Ladies who League: Learning to love the Storm

This story was first written for and published by NRL.com.

‘Over the last few weeks it has come to light that the Storm has engaged in a long-term system of operating, what might conveniently be called, two sets of books’.

I still very clearly remember this press conference in 2010. NRL CEO David Gallop fronted the media and explained the great lengths that the Melbourne Storm had gone to breach the salary cap over several years, and then handed down the most significant punishment in NRL history which included the stripping of three minor Premierships, the docking of all competition points in 2010 and the return of over one million dollars worth of prize money.

It took me a while to process what had happened, but I remember feeling disgusted. I also felt cheated, particularly since the previous year saw the Storm defeat my team, the Parramatta Eels, in a Grand Final which arguably, the Storm should never have had the opportunity to compete in.

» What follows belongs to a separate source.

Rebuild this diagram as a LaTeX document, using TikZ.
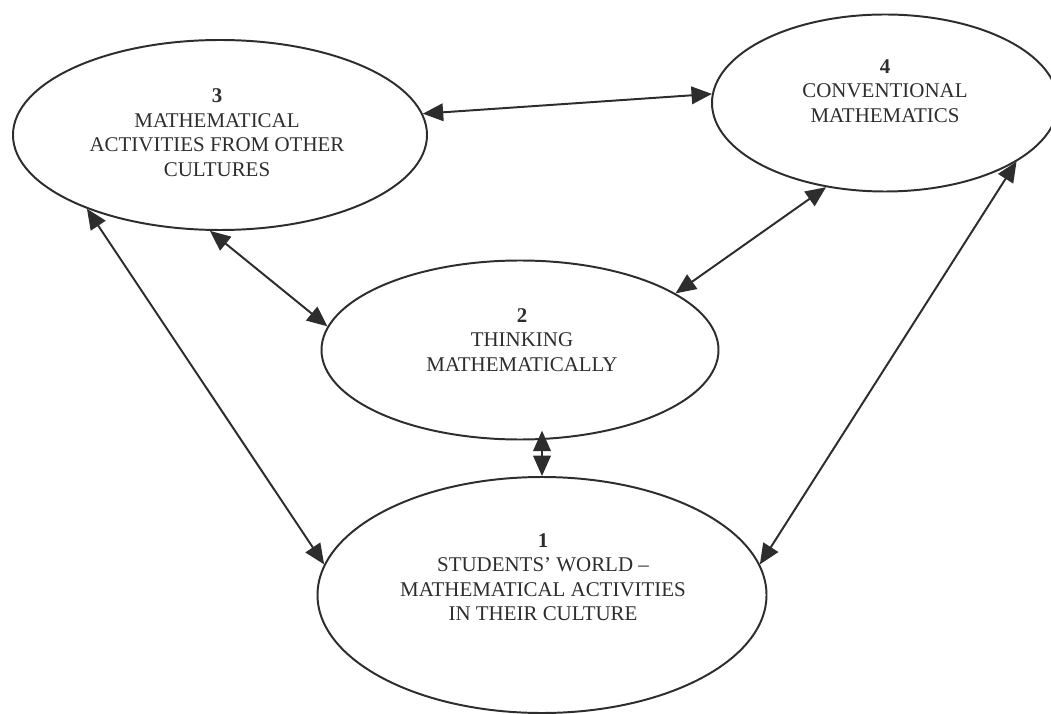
\documentclass[tikz,border=0pt]{standalone}
\usepackage{fontspec}
\setmainfont{Liberation Serif}
\usepackage{tikz}
\usetikzlibrary{arrows.meta,shapes,positioning}
\usepackage{xcolor}
\definecolor{inkgray}{RGB}{45,45,45}
\tikzstyle{arrow} = [line width=1.4pt,<->,>={Triangle[length=14.5pt,width=12.5pt]},color=inkgray]
\tikzstyle{bubble} = [ellipse, draw=inkgray, line width=1.4pt, inner sep=0pt]
\tikzstyle{bubbletext} = [align=center, text=inkgray, font=\fontsize{14.9pt}{17.4pt}\selectfont]

\begin{document}
\begin{tikzpicture}
    \useasboundingbox (0, 0) rectangle (26.275, -17.85);

    % 3: other cultures
    \node[bubble, minimum width=10.35cm, minimum height=4.75cm] (n3) at (5.5, -3.375) {};
    \node[bubbletext] (t3) at (5.425, -3.3125) {\textbf{3}\\MATHEMATICAL\\ACTIVITIES FROM OTHER\\CULTURES};

    % 4: conventional
    \node[bubble, minimum width=8.65cm, minimum height=4.425cm] (n4) at (22.125, -2.575) {};
    \node[bubbletext] (t4) at (22.125, -2.275) {\textbf{4}\\CONVENTIONAL\\MATHEMATICS};

    % 2: thinking
    \node[bubble, minimum width=9.925cm, minimum height=4.475cm] (n2) at (13.0, -8.75) {};
    \node[bubbletext] (t2) at (13.05, -8.5) {\textbf{2}\\THINKING\\MATHEMATICALLY};

    % 1: students' world
    \node[bubble, minimum width=11.225cm, minimum height=5.9cm] (n1) at (13.55, -14.875) {};
    \node[bubbletext] (t1) at (13.575, -14.425) {\textbf{1}\\STUDENTS' WORLD --\\MATHEMATICAL ACTIVITIES\\IN THEIR CULTURE};

    % Arrows
    \draw[arrow] (n3.6) -- (n4.177.4);
    \draw[arrow] (n3.209) -- (n1.172.9);
    \draw[arrow] (n3.264.2) -- (n2.173.7);
    \draw[arrow] (n2.20) -- (n4.235.2);
    \draw[arrow, shorten >=-7pt] (n1.north) -- (n1.north |- n2.south);
    \draw[arrow] (n4.-24.3) -- (n1.8.4);
\end{tikzpicture}
\end{document}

Since that day in 2010, the Storm have been the team I have disliked the most in the competition. Even more than the Canterbury Bulldogs and the Manly Sea Eagles! The impact of those salary cap breaches was a big part of it and I couldn’t help but dislike (and feel a little jealous) of a club that was just so successful.

It didn’t seem fair that the Storm just kept on winning and kept unearthing such immense talent. They have been one of the most consistent teams in the last decade and, particularly as a fan of a club that has been terribly inconsistent over the same period, I’m not ashamed to admit that I so much wanted it to be my team instead of them.

But this year something has changed. I’ve shifted away from disliking this club and moved toward having respect for what has been one of the most successful teams in the modern era.

Let’s start with the ‘big three’.

Regardless of what happened with their contracts, you cannot deny just how phenomenal it is to watch each of these three players. Cameron Smith is one of the greatest players I have ever had the opportunity to watch. Forget just how insanely talented he is and how beautifully he reads the game, but he is also a phenomenal ambassador. He is well spoken and a true leader, not just at the Storm, but for the Queensland Maroons and the Australian Kangaroos.

Two of my favourite Cameron Smith moments in the last year were his gracious speech at the Grand Final last year congratulating the Cronulla Sharks on their win and when he invited an injured Johnathan Thurston onto the stage with him after Queensland beat New South Wales and claimed the State of Origin series to help him hoist the shield over both their heads.

We are watching a future immortal and it’s hard not to get excited when you watch Smith play football. His 300th game two weeks ago against Manly was one of the best individual performances I have seen all year.

Add Cooper Cronk and Billy Slater in there, two immensely talented players in their own right and you have the nucleus for what is a team of champions.

But more so than the ‘big three’, what has really caused the shift in mindset for me is this.

For the longest of time, rugby league fans have been asking one question – ‘what is going to happen to the Melbourne Storm when the big three retire?’ While rugby league fans have been asking this question, Craig Bellamy has been hard at work answering it.

The systems and the processes that the Melbourne Storm have as a club breed excellence. The system demands excellence. You can see this in the countless players that have moved from other NRL clubs down to Melbourne and go from being fringe first graders to an important piece of the Melbourne Storm machine.

Players that immediately spring to mind for me include Cheyse Blair and Ryan Morgan. Josh Addo-Carr has always been talented, but he has also excelled at the club this year. It will be very interesting to see what Craig Bellamy can get out of Nate Myles who was on his last legs at Manly and Sam Kasiano who seems to start every year at the Bulldogs fit and then deteriorates from Round 1 onward.

It’s this system of excellence which has also focused on developing a new group of young players who will be ready to step in, learn from the big three while they are still playing and then eventually take their place over the next couple of years.

We saw plenty of these players on show during the State of Origin period this year, where despite the Storm essentially fielding a reserve-grade team, they still managed to be extremely competitive over this period.

In three years the Storm may no longer have Billy Slater, Cameron Smith and Cooper Cronk, but they will have Curtis Scott, Jahrome Hughes, Ryley Jacks and Brandon Smith – four players who are only just at the start of their careers and for the most part, are contracted to the Storm long term.

Brandon Smith (am I the only one who finds it bizarre that Cameron Smith’s replacement is called Brandon Smith?), is signed with the Storm until the end of 2022. Brodie Croft extended on a three-year deal this year and Jahrome Hughes will also be at the club until 2020.

Add this to the remainder of a very young squad including Cameron Munster, Suliasi Vunivalu, Dale Finucane, Will Chambers and Jesse Bromwich and you have a team that has not only been dominant over the last decade, but which will continue to be dominant in the years to come.

In 2017 the Melbourne Storm are the benchmark. Leading into the final weeks of the competition they have absolutely earned their tag as premiership favourites.

Now, the big question is, who can stop them heading into the finals?